The simple dummy-frame design effectively handles background and redundant frames present in real-world videos.

Limitations & Future Work¶

The number of action categories \(K\) must be pre-specified as the ground-truth value, limiting fully unsupervised applicability.
The multi-task weights \(w_{align}\) and \(w_{seg}\) are set to equal values; more sophisticated multi-task weight learning strategies could yield further improvements.
The ResNet-50 encoder may constrain video representation capacity; video foundation models are worth exploring.
The framework addresses alignment and segmentation only within a single activity; cross-activity scenarios remain unexamined.

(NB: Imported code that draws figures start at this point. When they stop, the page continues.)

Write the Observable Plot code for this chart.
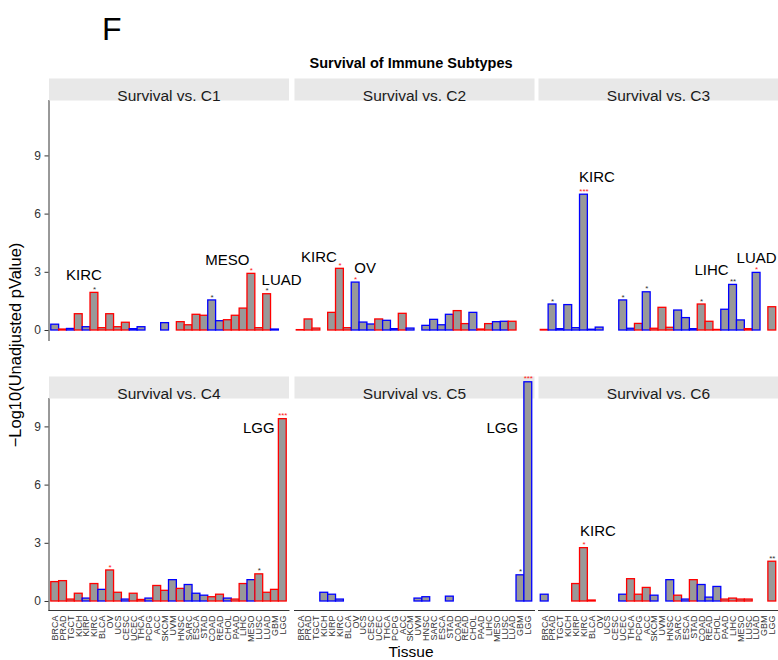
<!DOCTYPE html>
<html>
<head>
<meta charset="utf-8">
<script src="https://cdn.jsdelivr.net/npm/d3@7"></script>
<script src="https://cdn.jsdelivr.net/npm/@observablehq/plot@0.6"></script>
<style>
  html, body { margin: 0; padding: 0; background: #fff; }
  #fig { position: relative; width: 778px; height: 660px; background: #fff; overflow: hidden;
         font-family: "Liberation Sans", Arial, Helvetica, sans-serif; }
  #fig svg.panel { position: absolute; }
  #fig [aria-label^="x-axis"] text { font-size: 9px; }
  #fig [aria-label^="y-axis"] text { font-size: 12px; }
  #overlay { position: absolute; left: 0; top: 0; pointer-events: none; }
</style>
</head>
<body>
<div id="fig">
  <svg id="overlay" width="778" height="660" font-family='"Liberation Sans", Arial, Helvetica, sans-serif'>
    <text x="102" y="40" font-size="32" fill="#000">F</text>
    <text x="411" y="68" font-size="14.5" font-weight="bold" text-anchor="middle" fill="#000">Survival of Immune Subtypes</text>
    <text transform="translate(21,345) rotate(-90)" font-size="16.5" text-anchor="middle" fill="#000">−Log10(Unadjusted pValue)</text>
    <text x="411" y="657" font-size="15.5" text-anchor="middle" fill="#000">Tissue</text>
  </svg>
</div>
<script>
const FONT = '"Liberation Sans", Arial, Helvetica, sans-serif';

// Tissue order along the x axis
const tissues = ["BRCA","PRAD","TGCT","KICH","KIRP","KIRC","BLCA","OV","UCS","CESC",
  "UCEC","THCA","PCPG","ACC","SKCM","UVM","HNSC","SARC","ESCA","STAD",
  "COAD","READ","CHOL","PAAD","LIHC","MESO","LUSC","LUAD","GBM","LGG"];

const subtypes = ["C1","C2","C3","C4","C5","C6"];

// -log10(p) per tissue for each immune subtype (null = not tested)
const logpC1 = [0.30,0.05,0.08,0.84,0.17,1.94,0.12,0.84,0.17,0.40,
  0.07,0.17,null,null,0.38,null,0.43,0.27,0.81,0.76,
  1.55,0.48,0.53,0.76,1.13,2.92,0.12,1.87,0.05,null];
const logpC2 = [0.02,0.57,0.10,null,0.91,3.18,0.12,2.47,0.41,0.31,
  0.57,0.50,0.07,0.86,0.10,null,0.24,0.55,0.27,0.81,
  1.00,0.33,0.91,0.05,0.33,0.43,0.45,0.45,null,null];
const logpC3 = [0.03,1.34,0.07,1.31,0.12,7.00,0.04,0.15,null,null,
  1.55,0.09,0.34,1.97,0.09,1.17,0.14,1.03,0.64,0.07,
  1.34,0.45,0.03,1.07,2.35,0.52,0.07,2.97,null,1.20];
const logpC4 = [1.00,1.05,0.10,0.40,0.15,0.90,0.60,1.60,0.45,0.10,
  0.40,0.08,0.15,0.80,0.55,1.10,0.65,0.85,0.40,0.30,
  0.22,0.35,0.15,0.10,0.90,1.10,1.40,0.45,0.60,9.40];
const logpC5 = [null,null,null,0.45,0.35,0.10,null,null,null,null,
  null,null,null,null,null,0.15,0.22,null,null,0.25,
  null,null,null,null,null,null,null,null,1.35,11.30];
const logpC6 = [0.35,null,null,null,0.90,2.75,0.05,null,null,null,
  0.35,1.15,0.35,0.70,0.30,null,1.10,0.30,0.10,1.10,
  0.85,0.20,0.75,0.10,0.15,0.10,0.10,null,null,2.05];

// Hazard direction per tissue: R = higher risk, B = protective
const dirC1 = "BRBRBRRRRRBB--B-RRRRBBRRRRRRB-".split("");
const dirC2 = "RRR-RRRBBBRBBRB-BBBBRRBRRBBR--".split("");
const dirC3 = "RBBBBBBB--BBRBRRRBBBRRRBBBRB-R".split("");
const dirC4 = "RRRRBRBRRBRRBRRBRBBBRRBRRBRRRR".split("");
const dirC5 = "BBBBBBBBBBBBBBBBBBBBBBBBBBBBBB".split("");
const dirC6 = "B---RRR---BRRRB-BRBRBBBRRRR--R".split("");

// Significance stars: [tissue, stars, colour group]
const sigC1 = [["KIRC","*","k"],["COAD","*","k"],["MESO","*","r"],["LUAD","*","k"]];
const sigC2 = [["KIRC","*","r"],["OV","*","r"]];
const sigC3 = [["PRAD","*","k"],["KIRC","***","r"],["UCEC","*","k"],["ACC","*","k"],
  ["COAD","*","k"],["LIHC","**","k"],["LUAD","*","r"]];
const sigC4 = [["OV","*","r"],["LUSC","*","k"],["LGG","***","r"]];
const sigC5 = [["GBM","*","k"],["LGG","***","r"]];
const sigC6 = [["KIRC","*","r"],["LGG","**","k"]];

// Named tissues per subtype
const calloutC1 = ["KIRC","MESO","LUAD"];
const calloutC2 = ["KIRC","OV"];
const calloutC3 = ["KIRC","LIHC","LUAD"];
const calloutC4 = ["LGG"];
const calloutC5 = ["LGG"];
const calloutC6 = ["KIRC"];

const logp = [logpC1, logpC2, logpC3, logpC4, logpC5, logpC6];
const dirs = [dirC1, dirC2, dirC3, dirC4, dirC5, dirC6];
const sigs = [sigC1, sigC2, sigC3, sigC4, sigC5, sigC6];
const callouts = [calloutC1, calloutC2, calloutC3, calloutC4, calloutC5, calloutC6];

// label placement (pixel nudges from the bar top)
const nudge = {
  C1: {KIRC: [-10.5, -17.5], MESO: [-24, -13.5], LUAD: [14.5, -14.5]},
  C2: {KIRC: [-21, -11.5], OV: [9.5, -14.5]},
  C3: {KIRC: [13, -18], LIHC: [-21.5, -14.5], LUAD: [0, -15]},
  C4: {LGG: [-24, 9]},
  C5: {LGG: [-26, 46]},
  C6: {KIRC: [14, -16.5]}
};

const colour = {R: "#ff0000", B: "#0000ff"};
const starColour = {r: "#ff2020", k: "#333333"};

// layout of the 2 x 3 grid
const colLeft = [0, 293.5, 538];
const rowSpec = [
  {top: 78, panelH: 240, bottomM: 0, domain: [-0.515, 11.856]},
  {top: 376, panelH: 212, bottomM: 40, domain: [-0.464, 10.464]}
];
const STRIP = 22;

function panel(k) {
  const sub = subtypes[k];
  const row = Math.floor(k / 3), col = k % 3;
  const spec = rowSpec[row];
  const first = col === 0, bottom = row === 1;
  const data = tissues.map((t, j) => ({tissue: t, value: logp[k][j], dir: dirs[k][j]}))
    .filter(d => d.value != null);
  const byTissue = new Map(data.map(d => [d.tissue, d]));
  const stars = sigs[k].map(([t, s, c]) => ({tissue: t, value: byTissue.get(t).value, stars: s, c}));

  const labelMarks = callouts[k].map(t => {
    const [dx, dy] = nudge[sub][t];
    return Plot.text([byTissue.get(t)], {
      x: "tissue", y: "value", text: "tissue", dx, dy,
      fontSize: 15, fill: "#000", fontFamily: FONT
    });
  });

  const svg = Plot.plot({
    width: (first ? 48.5 : 0) + 240,
    height: STRIP + spec.panelH + spec.bottomM,
    marginLeft: first ? 48.5 : 0,
    marginRight: 0,
    marginTop: STRIP,
    marginBottom: spec.bottomM,
    style: {background: "transparent", overflow: "visible", fontFamily: FONT,
            fontSize: "11.5px", color: "#333"},
    x: {domain: tissues, paddingInner: 0, paddingOuter: 0.29, round: false,
        axis: bottom ? "bottom" : null, tickRotate: -90, tickSize: 0,
        tickPadding: 5, label: null, line: true},
    y: {domain: spec.domain, axis: first ? "left" : null, ticks: [0, 3, 6, 9],
        tickSize: 4, tickPadding: 4, label: null, line: true},
    marks: [
      Plot.frame({fill: "#e8e8e8", stroke: "none", insetTop: -STRIP, insetBottom: spec.panelH}),
      Plot.text([`Survival vs. ${sub}`], {frameAnchor: "top", dy: -STRIP / 2, text: d => d,
        fontSize: 15.5, fill: "#1a1a1a", fontFamily: FONT}),
      Plot.barY(data, {x: "tissue", y: "value", fill: "#999999",
        stroke: d => colour[d.dir], strokeWidth: 1.3}),
      Plot.text(stars, {x: "tissue", y: "value", text: "stars", dy: -3.5,
        fontSize: 8, fill: d => starColour[d.c], fontFamily: FONT}),
      ...labelMarks
    ]
  });
  svg.classList.add("panel");
  svg.style.left = colLeft[col] + "px";
  svg.style.top = spec.top + "px";
  return svg;
}

const fig = document.getElementById("fig");
const overlay = document.getElementById("overlay");
subtypes.forEach((s, k) => fig.insertBefore(panel(k), overlay));
</script>
</body>
</html>
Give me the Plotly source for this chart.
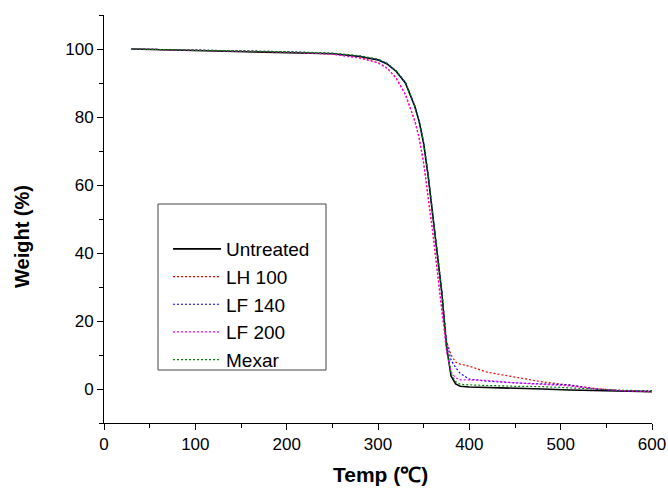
import plotly.graph_objects as go

# Temperature grid (°C) shared by all series
temp_c = [30, 100, 200, 250, 280, 300, 310, 320, 330, 340, 345, 350, 355, 360, 365,
          370, 375, 380, 385, 390, 400, 420, 450, 480, 510, 540, 570, 600]

# Weight (%)
untreated = [100.0, 99.6, 99.1, 98.6, 97.8, 96.8, 95.6, 93.4, 90.0, 83.3, 78.8, 72.2, 62.5, 51.0, 40.0,
             28.0, 12.5, 3.8, 1.5, 0.8, 0.6, 0.5, 0.3, 0.0, -0.3, -0.5, -0.7, -0.8]
lh100 = [100.0, 99.6, 99.1, 98.5, 97.4, 96.0, 94.4, 91.5, 86.7, 79.2, 74.0, 66.5, 56.5, 46.0, 34.5,
         23.0, 14.0, 10.0, 7.9, 7.3, 6.7, 4.9, 3.5, 2.1, 1.1, 0.1, -0.6, -0.8]
lf140 = [100.0, 99.7, 99.2, 98.7, 97.9, 96.9, 95.7, 93.5, 90.1, 83.5, 79.0, 72.4, 62.7, 51.2, 40.2,
         28.5, 14.0, 8.5, 6.3, 4.6, 2.9, 2.3, 1.8, 1.5, 1.2, -0.1, -0.6, -0.7]
lf200 = [100.0, 99.6, 99.1, 98.5, 97.3, 95.9, 94.3, 91.3, 86.5, 79.0, 73.8, 66.3, 56.5, 46.0, 34.5,
         22.0, 11.0, 5.0, 3.3, 2.7, 2.6, 2.5, 1.8, 1.4, 0.9, 0.0, -0.5, -0.7]
mexar = [100.0, 99.7, 99.2, 98.8, 98.0, 97.0, 95.8, 93.6, 90.2, 83.5, 79.0, 72.4, 62.7, 51.2, 40.2,
         28.2, 12.8, 4.5, 2.2, 1.4, 1.2, 1.0, 0.8, 0.7, 0.3, -0.2, -0.4, -0.5]

series_names = ["Untreated", "LH 100", "LF 140", "LF 200", "Mexar"]
series_values = [untreated, lh100, lf140, lf200, mexar]
series_colors = ["#000000", "#ff0000", "#0000ff", "#ff00ff", "#008000"]
series_dash = ["solid", "2px,2px", "2px,2px", "2px,2px", "2px,2px"]
series_width = [1.6, 1.2, 1.2, 1.2, 1.2]

x_ticks = [0, 100, 200, 300, 400, 500, 600]
y_ticks = [0, 20, 40, 60, 80, 100]

FONT = "Liberation Sans, Arial, Helvetica, sans-serif"

fig = go.Figure()
for name, vals, col, dash, w in zip(series_names, series_values, series_colors, series_dash, series_width):
    fig.add_trace(go.Scatter(x=temp_c, y=vals, mode="lines", name=name,
                             line=dict(color=col, dash=dash, width=w)))

axis_common = dict(
    showline=True, linecolor="black", linewidth=1, mirror=False,
    ticks="outside", ticklen=6, tickwidth=1, tickcolor="black",
    showgrid=False, zeroline=False, automargin=False,
    tickfont=dict(family=FONT, size=17, color="black"),
)

fig.update_layout(
    width=668, height=494,
    margin=dict(l=104, r=16, t=15, b=71, autoexpand=False),
    paper_bgcolor="white", plot_bgcolor="white",
    font=dict(family=FONT, color="black"),
    xaxis=dict(range=[0, 600], tickvals=x_ticks,
               minor=dict(dtick=50, tick0=0, ticks="outside", ticklen=4, tickcolor="black"),
               **axis_common),
    yaxis=dict(range=[-10, 110], tickvals=y_ticks,
               minor=dict(dtick=10, tick0=0, ticks="outside", ticklen=4, tickcolor="black"),
               **axis_common),
    showlegend=True,
    legend=dict(x=(168 - 104) / 548, y=(423 - 230) / 408, xanchor="left", yanchor="top",
                bgcolor="rgba(0,0,0,0)", borderwidth=0, itemwidth=48,
                font=dict(family=FONT, size=19, color="black"), tracegroupgap=0),
    shapes=[dict(type="rect", xref="paper", yref="paper",
                 x0=(158 - 104) / 548, x1=(326 - 104) / 548,
                 y0=(423 - 370) / 408, y1=(423 - 204) / 408,
                 line=dict(color="#444444", width=1), fillcolor="rgba(0,0,0,0)", layer="above")],
    annotations=[
        dict(text="<b>Weight (%)</b>", xref="paper", yref="paper",
             x=(22 - 104) / 548, y=(423 - 237) / 408, textangle=-90,
             xanchor="center", yanchor="middle", showarrow=False,
             font=dict(family=FONT, size=20, color="black")),
        dict(text="<b>Temp (℃)</b>", xref="paper", yref="paper",
             x=(380 - 104) / 548, y=(423 - 474) / 408,
             xanchor="center", yanchor="middle", showarrow=False,
             font=dict(family=FONT, size=21, color="black")),
    ],
)

fig.write_html("out.html", config={"displayModeBar": False},
               post_script="document.body.style.margin='0';")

The approach extends the optimal transport formulation of ASOT from action segmentation to video alignment, demonstrating an elegant transfer of methodology.
Comparison with VAVA confirms that FGW with structural priors outperforms Kantorovich optimal transport with optimality priors.
Promising future directions include deep supervision, advanced multi-task weight learning, and joint keypoint matching with clustering.

Rating¶

Novelty: ⭐⭐⭐⭐ First unification of video alignment and action segmentation; the adaptation of FGW to video alignment is innovative.
Experimental Thoroughness: ⭐⭐⭐⭐⭐ Evaluated on 7 datasets with comprehensive ablation studies and hyperparameter sensitivity analyses.
Writing Quality: ⭐⭐⭐⭐ Mathematical derivations are rigorous and the overall structure is clear.
Value: ⭐⭐⭐⭐ Solid theoretical contributions; the asymmetric multi-task benefit finding offers meaningful insights to the community.